Incluso cuando nuestros descendientes se hayan establecido en los asteroides cercanos a la Tierra, en Marte, así como en las lunas del sistema solar exterior y del Cinturón de cometas Kuiper, no estarán del todo seguros. A la larga, el Sol puede generar asombrosos estallidos de rayos X y ultravioletas; el sistema solar entrará en una de las enormes nubes interestelares cercanas que se hallan al acecho y los planetas se oscurecerán y enfriarán; una lluvia de letales cometas surgirá rugiendo de la Nube de Oort, amenazando las civilizaciones de muchos mundos adyacentes; nos daremos cuenta de que una estrella de las proximidades está a punto de convertirse en una supernova. En el largo plazo
real,
el Sol —de camino a convertirse en una estrella gigante roja— se irá haciendo más grande y brillante, el aire y el agua de la Tierra comenzarán a escaparse al espacio, el suelo se carbonizará, los océanos hervirán y se evaporarán, las rocas se vaporizarán y es posible, incluso, que nuestro planeta sea engullido por el Sol.

Lejos de haber sido creado para nosotros, con el tiempo el sistema solar se volverá demasiado peligroso para nuestra especie. A la larga, tener todos los huevos guardados en una sola cesta estelar, independientemente de lo fiable que haya sido hasta ahora el sistema solar, puede resultar demasiado arriesgado. A largo plazo, pues, como supieron reconocer hace mucho tiempo Tsiolkovsky y Goddard, deberemos abandonar el sistema solar.

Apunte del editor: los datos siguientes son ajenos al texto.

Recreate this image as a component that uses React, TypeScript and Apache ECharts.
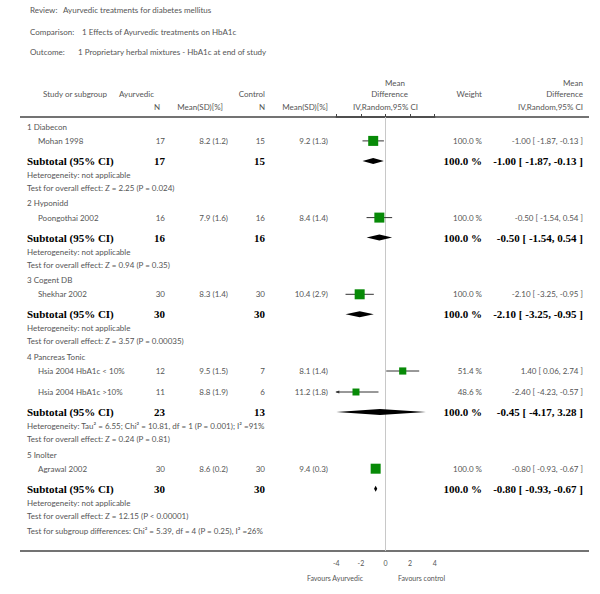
import React, { useEffect, useRef } from "react";
import * as echarts from "echarts";

// ---------- data ----------
const reviewTitle = "Ayurvedic treatments for diabetes mellitus";
const comparisonTitle = "1 Effects of Ayurvedic treatments on HbA1c";
const outcomeTitle = "1 Proprietary herbal mixtures - HbA1c at end of study";

const groupNames = ["1 Diabecon", "2 Hyponidd", "3 Cogent DB", "4 Pancreas Tonic", "5 Inolter"];

const studyNames = [
  "Mohan 1998",
  "Poongothai 2002",
  "Shekhar 2002",
  "Hsia 2004 HbA1c < 10%",
  "Hsia 2004 HbA1c >10%",
  "Agrawal 2002",
];
const studyGroup = [0, 1, 2, 3, 3, 4];
const ayurN = [17, 16, 30, 12, 11, 30];
const ayurMean = [8.2, 7.9, 8.3, 9.5, 8.8, 8.6];
const ayurSD = [1.2, 1.6, 1.4, 1.5, 1.9, 0.2];
const ctrlN = [15, 16, 30, 7, 6, 30];
const ctrlMean = [9.2, 8.4, 10.4, 8.1, 11.2, 9.4];
const ctrlSD = [1.3, 1.4, 2.9, 1.4, 1.8, 0.3];
const studyWeight = [100.0, 100.0, 100.0, 51.4, 48.6, 100.0];
const studyMD = [-1.0, -0.5, -2.1, 1.4, -2.4, -0.8];
const studyLo = [-1.87, -1.54, -3.25, 0.06, -4.23, -0.93];
const studyHi = [-0.13, 0.54, -0.95, 2.74, -0.57, -0.67];

const subAyurN = [17, 16, 30, 23, 30];
const subCtrlN = [15, 16, 30, 13, 30];
const subWeight = [100.0, 100.0, 100.0, 100.0, 100.0];
const subMD = [-1.0, -0.5, -2.1, -0.45, -0.8];
const subLo = [-1.87, -1.54, -3.25, -4.17, -0.93];
const subHi = [-0.13, 0.54, -0.95, 3.28, -0.67];
const heterogeneity = [
  "Heterogeneity: not applicable",
  "Heterogeneity: not applicable",
  "Heterogeneity: not applicable",
  "Heterogeneity: Tau\u00b2 = 6.55; Chi\u00b2 = 10.81, df = 1 (P = 0.001); I\u00b2 =91%",
  "Heterogeneity: not applicable",
];
const overallEffect = [
  "Test for overall effect: Z = 2.25 (P = 0.024)",
  "Test for overall effect: Z = 0.94 (P = 0.35)",
  "Test for overall effect: Z = 3.57 (P = 0.00035)",
  "Test for overall effect: Z = 0.24 (P = 0.81)",
  "Test for overall effect: Z = 12.15 (P < 0.00001)",
];
const subgroupDiff = "Test for subgroup differences: Chi\u00b2 = 5.39, df = 4 (P = 0.25), I\u00b2 =26%";

const axisMin = -4;
const axisMax = 4;
const axisInterval = 2;
const favoursLeft = "Favours Ayurvedic";
const favoursRight = "Favours control";

// ---------- layout ----------
const W = 600;
const H = 594;
const GRID_TOP = 117;
const GRID_BOTTOM_Y = 551;
const ZERO_X = 385.5;
const UNIT = 12.3;
const GRID_LEFT = ZERO_X + axisMin * UNIT;
const GRID_RIGHT_X = ZERO_X + axisMax * UNIT;
const PLOT_H = GRID_BOTTOM_Y - GRID_TOP;

const SMALL = { fontSize: 8, fontFamily: "Lato", fill: "#555" };
const TINY = { fontSize: 7, fontFamily: "Lato", fill: "#555" };
const BOLD = { fontSize: 11, fontFamily: "Liberation Serif", fontWeight: "bold", fill: "#000" };

type Row = { type: string; g?: number; i?: number; y?: number };

function buildRows(): Row[] {
  const rows: Row[] = [];
  groupNames.forEach((_, g) => {
    rows.push({ type: "group", g });
    studyNames.forEach((__, i) => {
      if (studyGroup[i] === g) rows.push({ type: "study", g, i });
    });
    rows.push({ type: "subtotal", g });
    rows.push({ type: "het", g });
    rows.push({ type: "test", g });
  });
  rows.push({ type: "overall" });
  let y = 126.7;
  rows.forEach((r, k) => {
    if (k > 0) {
      const p = rows[k - 1].type;
      const c = r.type;
      let step = 14;
      if (p === "study" && c === "study") step = 21;
      else if (p === "study" && c === "subtotal") step = 20;
      else if (p === "het" && c === "test") step = 13;
      else if (p === "test" && c === "group") step = 15.5;
      else if (p === "group" && c === "study") step = 14.2;
      else if (p === "test" && c === "overall") step = 15;
      y += step;
    }
    r.y = y;
  });
  return rows;
}

const fmt2 = (v: number) => v.toFixed(2);
const ciText = (m: number, lo: number, hi: number) => `${fmt2(m)} [ ${fmt2(lo)}, ${fmt2(hi)} ]`;

function txt(text: string, x: number, y: number, align: string, st: any) {
  return {
    type: "text",
    x,
    y,
    silent: true,
    style: { text, textAlign: align, textVerticalAlign: "middle", ...st },
  };
}

export default function App() {
  const ref = useRef<HTMLDivElement>(null);

  useEffect(() => {
    if (!ref.current) return;
    const chart = echarts.init(ref.current, undefined, { renderer: "svg" });
    const rows = buildRows();

    const g: any[] = [];
    // top meta
    g.push(txt("Review:", 30, 10, "left", SMALL));
    g.push(txt(reviewTitle, 63, 10, "left", SMALL));
    g.push(txt("Comparison:", 30, 32, "left", SMALL));
    g.push(txt(comparisonTitle, 82, 32, "left", SMALL));
    g.push(txt("Outcome:", 30, 52, "left", SMALL));
    g.push(txt(outcomeTitle, 78, 52, "left", SMALL));

    // column headers
    g.push(txt("Study or subgroup", 43, 94, "left", SMALL));
    g.push(txt("Ayurvedic", 154, 94, "right", SMALL));
    g.push(txt("N", 160, 107, "right", SMALL));
    g.push(txt("Mean(SD)[%]", 223, 107, "right", SMALL));
    g.push(txt("Control", 265, 94, "right", SMALL));
    g.push(txt("N", 265, 107, "right", SMALL));
    g.push(txt("Mean(SD)[%]", 328, 107, "right", SMALL));
    g.push(txt("Mean", 405, 83, "right", SMALL));
    g.push(txt("Difference", 408, 94, "right", SMALL));
    g.push(txt("IV,Random,95% CI", 418, 107, "right", SMALL));
    g.push(txt("Weight", 482, 94, "right", SMALL));
    g.push(txt("Mean", 583, 83, "right", SMALL));
    g.push(txt("Difference", 583, 94, "right", SMALL));
    g.push(txt("IV,Random,95% CI", 583, 107, "right", SMALL));

    // rules
    g.push({ type: "line", silent: true, shape: { x1: 20, y1: GRID_TOP, x2: 589, y2: GRID_TOP }, style: { stroke: "#444", lineWidth: 1.5 } });
    g.push({ type: "line", silent: true, shape: { x1: 20, y1: GRID_BOTTOM_Y, x2: 589, y2: GRID_BOTTOM_Y }, style: { stroke: "#444", lineWidth: 1.5 } });

    const studyData: any[] = [];
    const diamondData: any[] = [];

    rows.forEach((r) => {
      const y = r.y as number;
      if (r.type === "group") g.push(txt(groupNames[r.g!], 27, y, "left", SMALL));
      else if (r.type === "study") {
        const i = r.i!;
        g.push(txt(studyNames[i], 38, y, "left", SMALL));
        g.push(txt(String(ayurN[i]), 165, y, "right", SMALL));
        g.push(txt(`${ayurMean[i].toFixed(1)} (${ayurSD[i].toFixed(1)})`, 228, y, "right", SMALL));
        g.push(txt(String(ctrlN[i]), 265, y, "right", SMALL));
        g.push(txt(`${ctrlMean[i].toFixed(1)} (${ctrlSD[i].toFixed(1)})`, 328, y, "right", SMALL));
        g.push(txt(`${studyWeight[i].toFixed(1)} %`, 482, y, "right", SMALL));
        g.push(txt(ciText(studyMD[i], studyLo[i], studyHi[i]), 583, y, "right", SMALL));
        studyData.push([studyMD[i], y - GRID_TOP, studyLo[i], studyHi[i], studyWeight[i]]);
      } else if (r.type === "subtotal") {
        const k = r.g!;
        g.push(txt("Subtotal (95% CI)", 27, y, "left", BOLD));
        g.push(txt(String(subAyurN[k]), 165, y, "right", BOLD));
        g.push(txt(String(subCtrlN[k]), 265, y, "right", BOLD));
        g.push(txt(`${subWeight[k].toFixed(1)} %`, 482, y, "right", BOLD));
        g.push(txt(ciText(subMD[k], subLo[k], subHi[k]), 583, y, "right", BOLD));
        diamondData.push([subMD[k], y - GRID_TOP, subLo[k], subHi[k]]);
      } else if (r.type === "het") g.push(txt(heterogeneity[r.g!], 27, y, "left", SMALL));
      else if (r.type === "test") g.push(txt(overallEffect[r.g!], 27, y, "left", SMALL));
      else if (r.type === "overall") g.push(txt(subgroupDiff, 27, y, "left", SMALL));
    });

    // favours labels
    g.push(txt(favoursLeft, 363, 578, "right", TINY));
    g.push(txt(favoursRight, 398, 578, "left", TINY));

    const clampX = (v: number) => Math.max(axisMin, Math.min(axisMax, v));

    const option: any = {
      animation: false,
      grid: { left: GRID_LEFT, right: W - GRID_RIGHT_X, top: GRID_TOP, bottom: H - GRID_BOTTOM_Y, containLabel: false },
      xAxis: {
        type: "value",
        min: axisMin,
        max: axisMax,
        interval: axisInterval,
        axisLine: { show: true, lineStyle: { color: "#444", width: 1.5 } },
        axisTick: { show: true, inside: true, length: 3, lineStyle: { color: "#444" } },
        axisLabel: { fontSize: 7, fontFamily: "Lato", color: "#555", margin: 8 },
        splitLine: { show: false },
      },
      yAxis: { type: "value", min: 0, max: PLOT_H, inverse: true, show: false },
      graphic: g,
      series: [
        {
          type: "line",
          data: [[0, 0], [0, PLOT_H]],
          symbol: "none",
          silent: true,
          lineStyle: { color: "#c8c8c8", width: 1 },
          z: 1,
        },
        {
          type: "custom",
          data: studyData,
          clip: false,
          z: 3,
          renderItem: (_p: any, api: any) => {
            const md = api.value(0), y = api.value(1), lo = api.value(2), hi = api.value(3), w = api.value(4);
            const pL = api.coord([clampX(lo), y]);
            const pR = api.coord([clampX(hi), y]);
            const pM = api.coord([md, y]);
            const s = 10 * Math.sqrt(w / 100);
            const children: any[] = [
              { type: "line", shape: { x1: pL[0], y1: pL[1], x2: pR[0], y2: pR[1] }, style: { stroke: "#333", lineWidth: 1 } },
              { type: "rect", shape: { x: pM[0] - s / 2, y: pM[1] - s / 2, width: s, height: s }, style: { fill: "#078a07" } },
            ];
            if (lo < axisMin) {
              children.push({ type: "polygon", shape: { points: [[pL[0] - 1, pL[1]], [pL[0] + 3, pL[1] - 1.5], [pL[0] + 3, pL[1] + 1.5]] }, style: { fill: "#333" } });
            }
            if (hi > axisMax) {
              children.push({ type: "polygon", shape: { points: [[pR[0] + 1, pR[1]], [pR[0] - 3, pR[1] - 1.5], [pR[0] - 3, pR[1] + 1.5]] }, style: { fill: "#333" } });
            }
            return { type: "group", children };
          },
        },
        {
          type: "custom",
          data: diamondData,
          clip: false,
          z: 3,
          renderItem: (_p: any, api: any) => {
            const md = api.value(0), y = api.value(1), lo = api.value(2), hi = api.value(3);
            const pL = api.coord([clampX(lo), y]);
            const pR = api.coord([clampX(hi), y]);
            const pM = api.coord([md, y]);
            return {
              type: "polygon",
              shape: { points: [[pL[0], pL[1]], [pM[0], pM[1] - 3], [pR[0], pR[1]], [pM[0], pM[1] + 3]] },
              style: { fill: "#000" },
            };
          },
        },
      ],
    };
    chart.setOption(option);
    return () => chart.dispose();
  }, []);

  return <div ref={ref} style={{ position: "fixed", left: 0, top: 0, width: W, height: H, background: "#fff" }} />;
}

Pero si eso es cierto por cuanto respecta a nosotros, ¿por qué no va a serlo para otros? Y si es cierto en lo que afecta a otros seres, ¿por qué no están aquí? Existen muchas respuestas posibles, incluyendo el punto de vista de que
ya
nos han visitado, si bien, lamentablemente, las evidencias que lo apoyan son prácticamente insignificantes. O puede que no haya nadie más ahí fuera, porque se destruyen a sí mismos, casi sin excepción, antes de alcanzar la facultad de volar al espacio interestelar; o porque, en una galaxia de cuatrocientos mil millones de soles, la nuestra es la primera civilización técnica.